Code that draws figures:
---*---
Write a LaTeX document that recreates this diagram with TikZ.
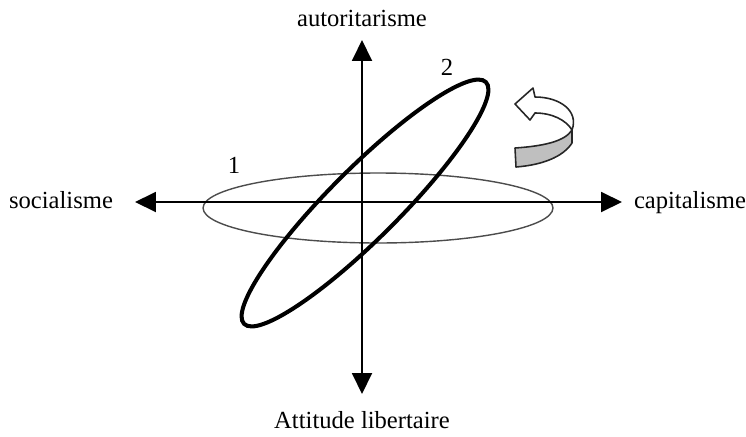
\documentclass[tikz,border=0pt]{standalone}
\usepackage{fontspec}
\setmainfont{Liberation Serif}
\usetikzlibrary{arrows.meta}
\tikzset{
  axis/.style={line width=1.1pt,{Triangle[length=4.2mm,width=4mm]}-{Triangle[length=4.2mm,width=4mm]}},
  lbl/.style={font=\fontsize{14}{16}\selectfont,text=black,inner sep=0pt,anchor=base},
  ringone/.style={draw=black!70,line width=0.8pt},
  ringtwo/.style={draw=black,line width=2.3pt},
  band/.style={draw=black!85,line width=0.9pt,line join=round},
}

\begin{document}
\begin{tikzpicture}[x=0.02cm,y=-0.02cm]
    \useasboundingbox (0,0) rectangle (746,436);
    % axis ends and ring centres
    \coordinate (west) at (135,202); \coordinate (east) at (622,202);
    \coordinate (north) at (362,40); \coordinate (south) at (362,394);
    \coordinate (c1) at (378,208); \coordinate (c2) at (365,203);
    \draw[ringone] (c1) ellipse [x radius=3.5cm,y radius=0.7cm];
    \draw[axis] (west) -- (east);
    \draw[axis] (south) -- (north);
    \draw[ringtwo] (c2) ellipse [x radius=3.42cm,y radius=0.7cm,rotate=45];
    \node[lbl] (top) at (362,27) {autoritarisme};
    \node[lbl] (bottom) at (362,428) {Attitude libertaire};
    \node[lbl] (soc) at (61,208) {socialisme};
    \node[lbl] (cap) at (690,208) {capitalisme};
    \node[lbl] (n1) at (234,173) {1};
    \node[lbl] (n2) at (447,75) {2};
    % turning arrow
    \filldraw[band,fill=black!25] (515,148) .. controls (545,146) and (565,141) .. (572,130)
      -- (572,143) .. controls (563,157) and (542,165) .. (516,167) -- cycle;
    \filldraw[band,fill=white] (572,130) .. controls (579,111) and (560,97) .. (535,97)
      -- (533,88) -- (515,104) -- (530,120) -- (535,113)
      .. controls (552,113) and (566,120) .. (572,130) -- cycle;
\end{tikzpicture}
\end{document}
---*---
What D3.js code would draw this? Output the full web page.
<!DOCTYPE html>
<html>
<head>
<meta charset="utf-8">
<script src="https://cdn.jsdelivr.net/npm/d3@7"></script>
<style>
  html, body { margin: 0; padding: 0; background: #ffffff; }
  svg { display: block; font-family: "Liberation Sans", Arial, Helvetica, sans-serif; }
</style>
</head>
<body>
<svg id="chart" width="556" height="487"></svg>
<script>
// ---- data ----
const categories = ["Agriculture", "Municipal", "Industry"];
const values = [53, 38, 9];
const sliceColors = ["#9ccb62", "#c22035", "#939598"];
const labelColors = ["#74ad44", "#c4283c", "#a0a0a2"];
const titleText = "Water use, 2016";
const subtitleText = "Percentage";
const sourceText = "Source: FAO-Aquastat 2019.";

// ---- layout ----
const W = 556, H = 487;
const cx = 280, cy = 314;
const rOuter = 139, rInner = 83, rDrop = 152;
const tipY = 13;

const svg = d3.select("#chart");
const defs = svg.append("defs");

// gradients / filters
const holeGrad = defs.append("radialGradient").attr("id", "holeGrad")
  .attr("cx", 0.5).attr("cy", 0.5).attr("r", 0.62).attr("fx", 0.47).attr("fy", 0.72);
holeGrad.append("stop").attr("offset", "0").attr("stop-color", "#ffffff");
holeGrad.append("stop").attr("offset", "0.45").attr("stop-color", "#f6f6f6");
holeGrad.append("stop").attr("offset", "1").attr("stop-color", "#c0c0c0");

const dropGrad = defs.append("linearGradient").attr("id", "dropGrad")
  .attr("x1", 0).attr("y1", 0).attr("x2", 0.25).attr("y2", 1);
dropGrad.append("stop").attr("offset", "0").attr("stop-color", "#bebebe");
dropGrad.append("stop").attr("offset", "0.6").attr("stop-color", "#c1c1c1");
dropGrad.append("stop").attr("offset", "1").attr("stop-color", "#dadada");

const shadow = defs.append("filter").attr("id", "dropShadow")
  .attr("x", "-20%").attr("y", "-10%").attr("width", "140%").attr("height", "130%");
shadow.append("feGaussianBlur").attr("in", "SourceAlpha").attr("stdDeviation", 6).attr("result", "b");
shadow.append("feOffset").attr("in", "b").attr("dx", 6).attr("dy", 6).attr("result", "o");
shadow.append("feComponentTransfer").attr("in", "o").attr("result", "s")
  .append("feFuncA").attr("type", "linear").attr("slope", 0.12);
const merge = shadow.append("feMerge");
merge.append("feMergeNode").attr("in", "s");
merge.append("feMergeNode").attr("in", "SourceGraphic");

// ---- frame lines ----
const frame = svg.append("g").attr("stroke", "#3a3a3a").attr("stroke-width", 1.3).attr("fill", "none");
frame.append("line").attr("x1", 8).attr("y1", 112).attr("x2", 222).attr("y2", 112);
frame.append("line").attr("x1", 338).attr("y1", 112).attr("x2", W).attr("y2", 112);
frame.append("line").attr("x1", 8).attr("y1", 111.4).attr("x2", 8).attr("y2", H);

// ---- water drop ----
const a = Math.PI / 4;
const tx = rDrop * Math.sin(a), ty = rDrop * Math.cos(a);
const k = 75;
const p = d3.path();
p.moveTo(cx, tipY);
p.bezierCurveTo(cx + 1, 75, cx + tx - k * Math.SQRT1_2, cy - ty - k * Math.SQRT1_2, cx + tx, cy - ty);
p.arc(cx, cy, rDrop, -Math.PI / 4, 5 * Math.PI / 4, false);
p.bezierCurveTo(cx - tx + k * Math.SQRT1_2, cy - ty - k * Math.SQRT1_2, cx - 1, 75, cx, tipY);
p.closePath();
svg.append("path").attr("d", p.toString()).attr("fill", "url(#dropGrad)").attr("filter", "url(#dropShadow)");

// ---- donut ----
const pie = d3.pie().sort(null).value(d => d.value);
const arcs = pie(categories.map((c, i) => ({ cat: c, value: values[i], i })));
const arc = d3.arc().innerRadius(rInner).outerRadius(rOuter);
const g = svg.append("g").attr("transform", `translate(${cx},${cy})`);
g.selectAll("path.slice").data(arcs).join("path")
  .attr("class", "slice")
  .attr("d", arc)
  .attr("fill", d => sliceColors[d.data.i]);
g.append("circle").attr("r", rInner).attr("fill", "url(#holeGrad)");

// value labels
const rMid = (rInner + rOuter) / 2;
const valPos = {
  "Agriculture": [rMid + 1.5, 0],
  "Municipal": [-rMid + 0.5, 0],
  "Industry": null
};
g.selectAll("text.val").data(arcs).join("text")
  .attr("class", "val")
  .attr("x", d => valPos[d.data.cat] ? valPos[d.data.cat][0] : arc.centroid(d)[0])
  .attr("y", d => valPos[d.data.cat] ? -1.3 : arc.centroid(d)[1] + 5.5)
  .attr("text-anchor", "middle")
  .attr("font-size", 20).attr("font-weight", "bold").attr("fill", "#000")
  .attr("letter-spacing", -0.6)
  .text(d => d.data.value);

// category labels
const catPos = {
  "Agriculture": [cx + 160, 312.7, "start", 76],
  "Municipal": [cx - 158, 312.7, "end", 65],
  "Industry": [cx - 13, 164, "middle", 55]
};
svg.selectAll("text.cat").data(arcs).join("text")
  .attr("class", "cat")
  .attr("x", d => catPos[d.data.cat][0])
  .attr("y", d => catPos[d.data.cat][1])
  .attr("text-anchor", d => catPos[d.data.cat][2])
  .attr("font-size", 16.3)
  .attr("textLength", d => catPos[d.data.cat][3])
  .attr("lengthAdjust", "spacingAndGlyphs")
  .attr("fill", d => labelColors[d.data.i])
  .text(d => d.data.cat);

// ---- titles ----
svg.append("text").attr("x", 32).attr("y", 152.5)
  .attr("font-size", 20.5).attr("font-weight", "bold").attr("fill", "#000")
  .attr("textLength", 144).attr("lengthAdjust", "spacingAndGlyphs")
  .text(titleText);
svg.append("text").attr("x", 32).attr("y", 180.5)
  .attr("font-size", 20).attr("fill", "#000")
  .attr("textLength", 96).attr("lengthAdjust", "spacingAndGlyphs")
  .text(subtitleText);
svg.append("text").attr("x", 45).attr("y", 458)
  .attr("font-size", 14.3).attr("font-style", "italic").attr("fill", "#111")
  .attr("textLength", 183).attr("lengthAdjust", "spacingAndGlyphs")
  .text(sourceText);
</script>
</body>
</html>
---*---
**Given task:**
Every line that holds the word "this" should be extracted.

**Reply to the exercise:**
Write a LaTeX document that recreates this diagram with TikZ.
What D3.js code would draw this? Output the full web page.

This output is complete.